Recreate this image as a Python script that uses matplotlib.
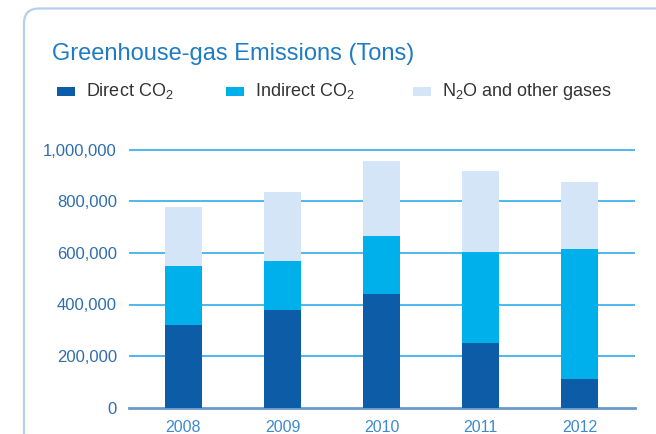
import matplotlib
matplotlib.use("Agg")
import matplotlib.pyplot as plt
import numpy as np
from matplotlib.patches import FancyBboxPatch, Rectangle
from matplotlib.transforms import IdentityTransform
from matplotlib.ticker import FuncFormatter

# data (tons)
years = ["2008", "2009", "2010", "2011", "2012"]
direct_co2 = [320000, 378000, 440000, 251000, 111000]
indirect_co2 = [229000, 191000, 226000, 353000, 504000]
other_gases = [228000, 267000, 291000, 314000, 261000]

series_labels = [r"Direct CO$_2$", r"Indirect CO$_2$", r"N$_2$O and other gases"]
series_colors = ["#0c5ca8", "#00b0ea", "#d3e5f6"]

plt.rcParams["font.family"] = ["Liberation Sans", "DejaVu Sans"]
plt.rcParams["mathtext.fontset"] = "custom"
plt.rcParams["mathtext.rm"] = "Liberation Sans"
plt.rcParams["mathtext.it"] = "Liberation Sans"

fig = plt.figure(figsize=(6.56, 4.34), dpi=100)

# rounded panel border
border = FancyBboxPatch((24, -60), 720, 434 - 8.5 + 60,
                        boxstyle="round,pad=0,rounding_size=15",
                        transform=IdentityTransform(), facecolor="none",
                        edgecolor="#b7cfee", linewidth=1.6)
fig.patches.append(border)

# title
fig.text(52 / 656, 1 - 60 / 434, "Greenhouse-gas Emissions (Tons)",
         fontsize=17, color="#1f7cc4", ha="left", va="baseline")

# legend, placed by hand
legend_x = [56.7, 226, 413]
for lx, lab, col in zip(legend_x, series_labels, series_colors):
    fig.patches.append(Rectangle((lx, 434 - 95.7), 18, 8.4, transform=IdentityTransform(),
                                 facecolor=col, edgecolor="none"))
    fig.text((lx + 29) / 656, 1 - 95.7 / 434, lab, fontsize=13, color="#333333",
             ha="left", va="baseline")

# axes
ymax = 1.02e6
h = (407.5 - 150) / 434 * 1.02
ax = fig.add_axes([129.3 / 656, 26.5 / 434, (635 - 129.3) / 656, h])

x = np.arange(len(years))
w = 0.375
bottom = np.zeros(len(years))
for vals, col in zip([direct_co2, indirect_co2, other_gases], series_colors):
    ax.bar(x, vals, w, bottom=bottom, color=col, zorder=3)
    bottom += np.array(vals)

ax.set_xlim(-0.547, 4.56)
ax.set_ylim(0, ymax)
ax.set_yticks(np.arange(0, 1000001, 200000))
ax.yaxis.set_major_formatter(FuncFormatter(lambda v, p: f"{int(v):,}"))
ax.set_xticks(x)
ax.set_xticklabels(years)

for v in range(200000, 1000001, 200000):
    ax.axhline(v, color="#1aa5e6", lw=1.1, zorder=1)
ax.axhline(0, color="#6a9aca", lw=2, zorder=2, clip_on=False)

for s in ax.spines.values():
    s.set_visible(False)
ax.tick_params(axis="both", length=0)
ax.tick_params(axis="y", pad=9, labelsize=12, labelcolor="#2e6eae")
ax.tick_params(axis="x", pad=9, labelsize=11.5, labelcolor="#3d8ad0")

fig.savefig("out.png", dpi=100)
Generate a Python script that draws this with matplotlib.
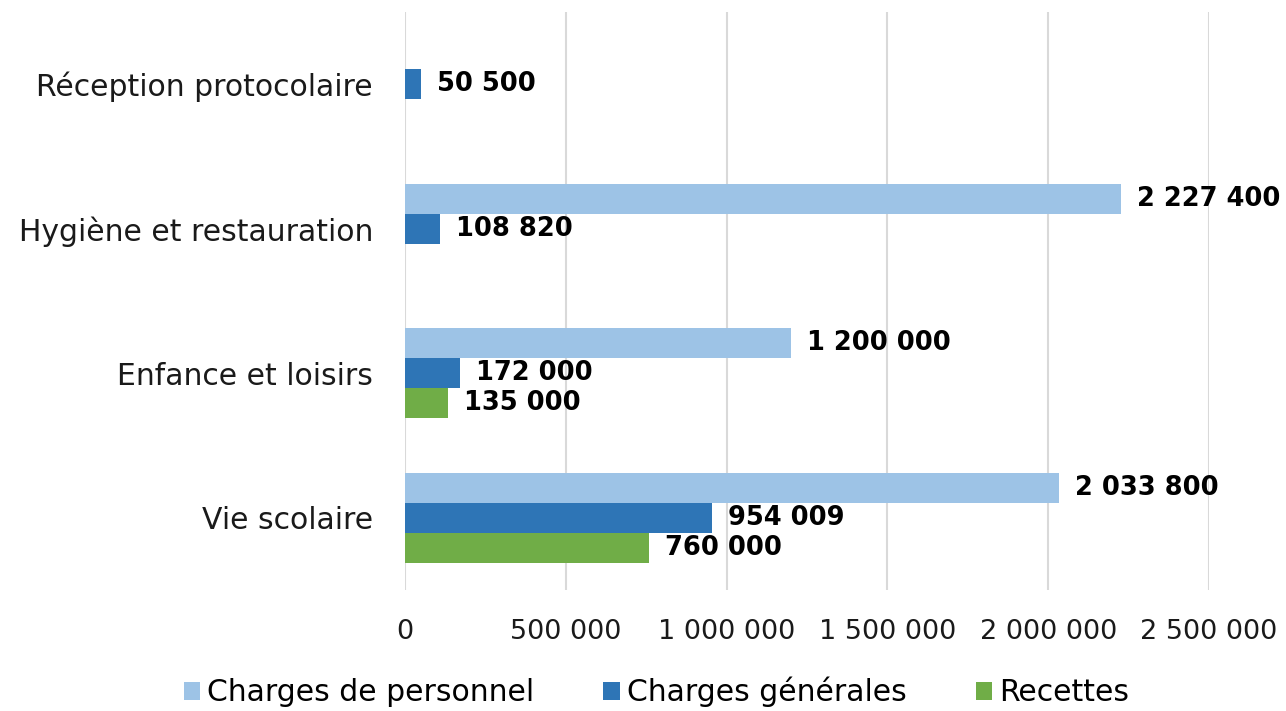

----

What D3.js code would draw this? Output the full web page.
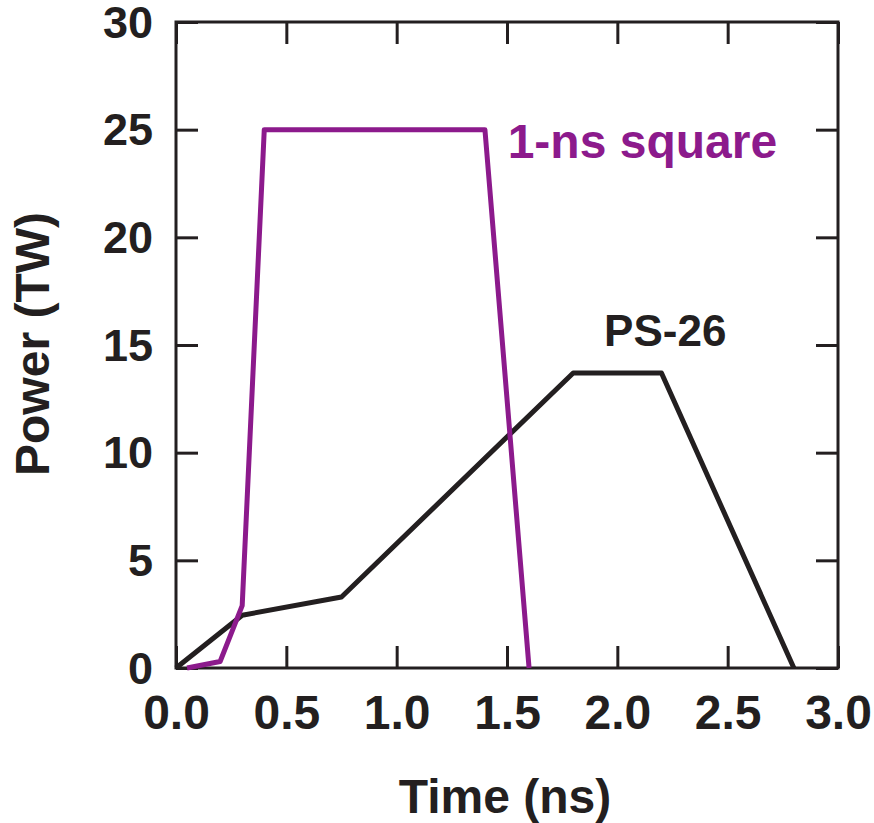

----

Your task is to quote, unchanged, only the lines from the line bearing "Recreate this image" through the line bearing "from matplotlib.ticker import FuncFormatter"; the pictures are not part of the copy.

Recreate this image as a Python script that uses matplotlib.
import matplotlib
matplotlib.use("Agg")
import matplotlib.pyplot as plt
import numpy as np
from matplotlib.patches import FancyBboxPatch, Rectangle
from matplotlib.transforms import IdentityTransform
from matplotlib.ticker import FuncFormatter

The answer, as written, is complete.